There are many countries in the world where the scenarios I have sketched are no caricature but a daily lived reality. While SDG 16 certainly begins to respond to some of these issues, what if the call to leave no one behind began to be applied to these people as well? Not groups or communities or clusters on a graph, but real, living people? Such people are being sacrificed on the altar of an unethical kind of development, which pits progress for many against erasure of a few.
As history will show, millions have been displaced, thousands killed, tribes wiped out, and individuals imprisoned – all in the name of development. Development can be carried out with justice, respect and dignity. Or it can be carried out with violence, displacement and the suppression of human rights.
Some talk of a trade-off between human rights and development.

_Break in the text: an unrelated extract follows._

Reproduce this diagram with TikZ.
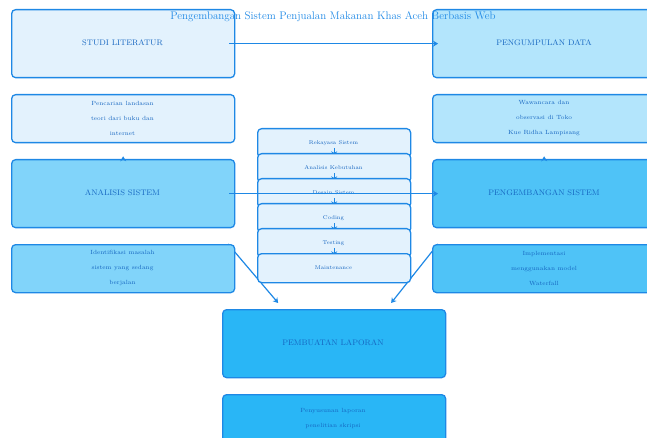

But, in reality, the development strategy pursued by a particular government is a matter of moral and political choice.
While the world has devised development targets to chart progress, it has not yet built a database to measure the costs. The idea of the costs of development sounds like an oxymoron but is the fundamental concept we need to place at the heart of development theory and practice in the 21st century. We need ethical, not just sustainable, development. And the LNB principle could be a platform upon which such data and evidence is built.